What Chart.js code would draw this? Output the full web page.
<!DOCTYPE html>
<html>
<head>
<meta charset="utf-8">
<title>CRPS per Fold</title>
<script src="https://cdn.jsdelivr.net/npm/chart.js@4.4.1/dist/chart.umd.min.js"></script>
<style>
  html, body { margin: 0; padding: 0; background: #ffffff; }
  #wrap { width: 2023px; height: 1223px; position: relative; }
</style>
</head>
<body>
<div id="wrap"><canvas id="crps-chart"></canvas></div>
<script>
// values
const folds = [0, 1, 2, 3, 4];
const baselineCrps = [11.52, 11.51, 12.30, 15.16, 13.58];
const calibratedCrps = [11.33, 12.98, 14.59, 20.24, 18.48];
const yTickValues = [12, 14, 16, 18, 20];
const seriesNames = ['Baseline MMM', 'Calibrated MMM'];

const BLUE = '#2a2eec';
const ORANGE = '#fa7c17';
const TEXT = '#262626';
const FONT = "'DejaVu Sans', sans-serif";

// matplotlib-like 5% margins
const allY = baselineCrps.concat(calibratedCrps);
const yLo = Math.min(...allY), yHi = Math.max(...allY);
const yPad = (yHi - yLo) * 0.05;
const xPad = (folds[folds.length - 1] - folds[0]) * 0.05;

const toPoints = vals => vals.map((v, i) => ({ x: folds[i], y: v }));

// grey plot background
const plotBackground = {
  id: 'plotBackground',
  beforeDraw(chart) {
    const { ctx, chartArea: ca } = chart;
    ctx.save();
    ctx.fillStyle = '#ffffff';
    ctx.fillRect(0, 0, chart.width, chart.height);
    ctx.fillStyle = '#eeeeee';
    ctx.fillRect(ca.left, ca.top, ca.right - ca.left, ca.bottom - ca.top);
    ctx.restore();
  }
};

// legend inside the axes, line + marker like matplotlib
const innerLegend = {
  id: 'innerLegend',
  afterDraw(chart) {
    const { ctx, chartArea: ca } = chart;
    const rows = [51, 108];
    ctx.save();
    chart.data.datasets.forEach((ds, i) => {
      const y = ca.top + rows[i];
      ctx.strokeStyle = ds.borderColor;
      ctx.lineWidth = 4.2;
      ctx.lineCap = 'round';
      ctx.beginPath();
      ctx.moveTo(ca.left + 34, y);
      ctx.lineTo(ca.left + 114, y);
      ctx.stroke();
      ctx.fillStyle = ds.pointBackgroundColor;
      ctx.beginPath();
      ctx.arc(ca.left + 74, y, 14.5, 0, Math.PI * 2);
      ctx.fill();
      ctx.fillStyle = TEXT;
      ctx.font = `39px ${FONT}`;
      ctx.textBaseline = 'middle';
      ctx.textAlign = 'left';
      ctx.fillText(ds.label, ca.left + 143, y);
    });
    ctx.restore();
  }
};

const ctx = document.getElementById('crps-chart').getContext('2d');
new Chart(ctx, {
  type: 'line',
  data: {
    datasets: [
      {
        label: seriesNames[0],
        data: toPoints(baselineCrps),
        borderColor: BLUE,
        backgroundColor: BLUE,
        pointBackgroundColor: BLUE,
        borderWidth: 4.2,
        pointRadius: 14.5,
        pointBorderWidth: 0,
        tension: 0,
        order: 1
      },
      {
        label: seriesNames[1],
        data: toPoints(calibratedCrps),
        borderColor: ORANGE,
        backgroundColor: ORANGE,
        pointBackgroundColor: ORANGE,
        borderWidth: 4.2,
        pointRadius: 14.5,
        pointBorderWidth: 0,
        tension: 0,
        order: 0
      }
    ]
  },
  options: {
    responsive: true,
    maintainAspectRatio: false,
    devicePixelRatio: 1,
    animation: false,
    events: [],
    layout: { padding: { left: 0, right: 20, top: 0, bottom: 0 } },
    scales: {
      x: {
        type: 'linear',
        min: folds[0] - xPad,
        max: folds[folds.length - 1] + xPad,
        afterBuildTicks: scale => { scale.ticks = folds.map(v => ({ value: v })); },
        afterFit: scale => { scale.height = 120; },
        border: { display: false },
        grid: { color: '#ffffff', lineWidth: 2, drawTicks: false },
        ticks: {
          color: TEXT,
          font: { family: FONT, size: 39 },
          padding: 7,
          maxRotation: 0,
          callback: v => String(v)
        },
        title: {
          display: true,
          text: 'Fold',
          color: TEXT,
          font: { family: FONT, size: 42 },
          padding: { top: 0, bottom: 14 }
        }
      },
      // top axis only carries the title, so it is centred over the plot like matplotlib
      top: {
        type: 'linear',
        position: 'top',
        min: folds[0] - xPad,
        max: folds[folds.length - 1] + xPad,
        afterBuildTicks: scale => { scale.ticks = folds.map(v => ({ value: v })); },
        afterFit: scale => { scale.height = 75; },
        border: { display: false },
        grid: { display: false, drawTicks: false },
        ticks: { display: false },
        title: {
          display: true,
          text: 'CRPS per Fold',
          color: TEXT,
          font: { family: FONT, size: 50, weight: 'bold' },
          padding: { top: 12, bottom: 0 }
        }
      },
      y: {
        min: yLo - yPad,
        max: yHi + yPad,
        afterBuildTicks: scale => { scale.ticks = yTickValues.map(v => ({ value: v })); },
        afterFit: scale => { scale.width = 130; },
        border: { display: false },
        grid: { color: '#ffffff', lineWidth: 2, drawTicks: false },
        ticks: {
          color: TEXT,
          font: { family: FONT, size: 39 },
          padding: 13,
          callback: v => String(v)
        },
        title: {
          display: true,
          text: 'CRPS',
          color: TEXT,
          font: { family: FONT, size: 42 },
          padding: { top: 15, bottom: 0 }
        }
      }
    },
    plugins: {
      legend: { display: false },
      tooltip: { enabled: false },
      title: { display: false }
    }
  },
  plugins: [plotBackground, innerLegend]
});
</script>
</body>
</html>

────────────────────

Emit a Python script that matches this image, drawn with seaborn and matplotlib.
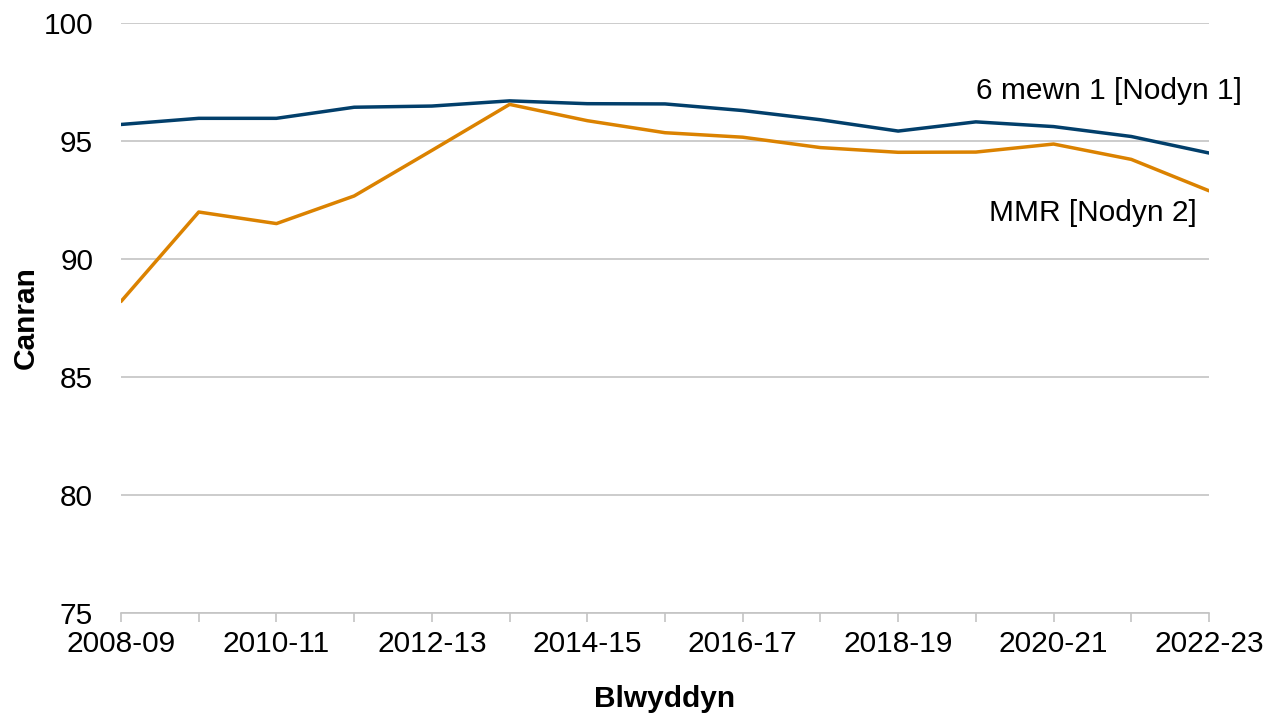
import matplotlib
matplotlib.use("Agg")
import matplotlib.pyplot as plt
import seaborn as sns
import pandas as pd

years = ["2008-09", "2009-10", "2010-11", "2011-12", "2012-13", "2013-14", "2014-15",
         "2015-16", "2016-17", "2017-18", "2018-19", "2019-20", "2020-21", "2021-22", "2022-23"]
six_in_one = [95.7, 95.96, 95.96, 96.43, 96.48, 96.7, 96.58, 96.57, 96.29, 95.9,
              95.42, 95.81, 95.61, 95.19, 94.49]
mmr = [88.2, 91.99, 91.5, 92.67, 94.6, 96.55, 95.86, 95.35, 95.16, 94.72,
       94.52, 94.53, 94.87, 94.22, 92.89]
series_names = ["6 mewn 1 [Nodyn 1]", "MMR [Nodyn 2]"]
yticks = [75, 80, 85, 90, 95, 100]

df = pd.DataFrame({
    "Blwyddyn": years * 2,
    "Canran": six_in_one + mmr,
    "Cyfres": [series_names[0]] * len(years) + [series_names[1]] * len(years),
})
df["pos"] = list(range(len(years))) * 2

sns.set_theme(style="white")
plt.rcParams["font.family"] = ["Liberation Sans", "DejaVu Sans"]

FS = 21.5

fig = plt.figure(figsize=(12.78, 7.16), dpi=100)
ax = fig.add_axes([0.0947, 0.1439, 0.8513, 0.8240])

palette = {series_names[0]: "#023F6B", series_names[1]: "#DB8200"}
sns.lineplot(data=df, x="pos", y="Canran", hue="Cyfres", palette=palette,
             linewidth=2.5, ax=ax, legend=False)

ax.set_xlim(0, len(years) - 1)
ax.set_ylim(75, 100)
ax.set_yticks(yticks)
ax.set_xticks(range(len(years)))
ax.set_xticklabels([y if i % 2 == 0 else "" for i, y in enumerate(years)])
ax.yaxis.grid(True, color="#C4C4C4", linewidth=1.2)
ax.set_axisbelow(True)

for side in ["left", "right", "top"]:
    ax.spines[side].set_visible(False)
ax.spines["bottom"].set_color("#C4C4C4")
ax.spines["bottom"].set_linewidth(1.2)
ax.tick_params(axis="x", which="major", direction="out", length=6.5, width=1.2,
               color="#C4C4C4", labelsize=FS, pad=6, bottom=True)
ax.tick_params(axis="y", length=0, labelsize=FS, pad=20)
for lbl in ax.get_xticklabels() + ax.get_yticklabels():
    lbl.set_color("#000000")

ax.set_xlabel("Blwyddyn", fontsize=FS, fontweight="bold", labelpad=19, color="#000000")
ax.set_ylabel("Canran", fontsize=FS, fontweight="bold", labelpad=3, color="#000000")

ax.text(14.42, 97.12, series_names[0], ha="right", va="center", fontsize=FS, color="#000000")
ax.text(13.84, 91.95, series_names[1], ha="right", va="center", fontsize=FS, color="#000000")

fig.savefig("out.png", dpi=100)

────────────────────

* **Exercise directions**
Reproduce only the lines from the one containing "What Chart.js code" through the one containing "const seriesNames = ['Baseline", inclusive of both.

* **Completed exercise**
What Chart.js code would draw this? Output the full web page.
<!DOCTYPE html>
<html>
<head>
<meta charset="utf-8">
<title>CRPS per Fold</title>
<script src="https://cdn.jsdelivr.net/npm/chart.js@4.4.1/dist/chart.umd.min.js"></script>
<style>
  html, body { margin: 0; padding: 0; background: #ffffff; }
  #wrap { width: 2023px; height: 1223px; position: relative; }
</style>
</head>
<body>
<div id="wrap"><canvas id="crps-chart"></canvas></div>
<script>
// values
const folds = [0, 1, 2, 3, 4];
const baselineCrps = [11.52, 11.51, 12.30, 15.16, 13.58];
const calibratedCrps = [11.33, 12.98, 14.59, 20.24, 18.48];
const yTickValues = [12, 14, 16, 18, 20];
const seriesNames = ['Baseline MMM', 'Calibrated MMM'];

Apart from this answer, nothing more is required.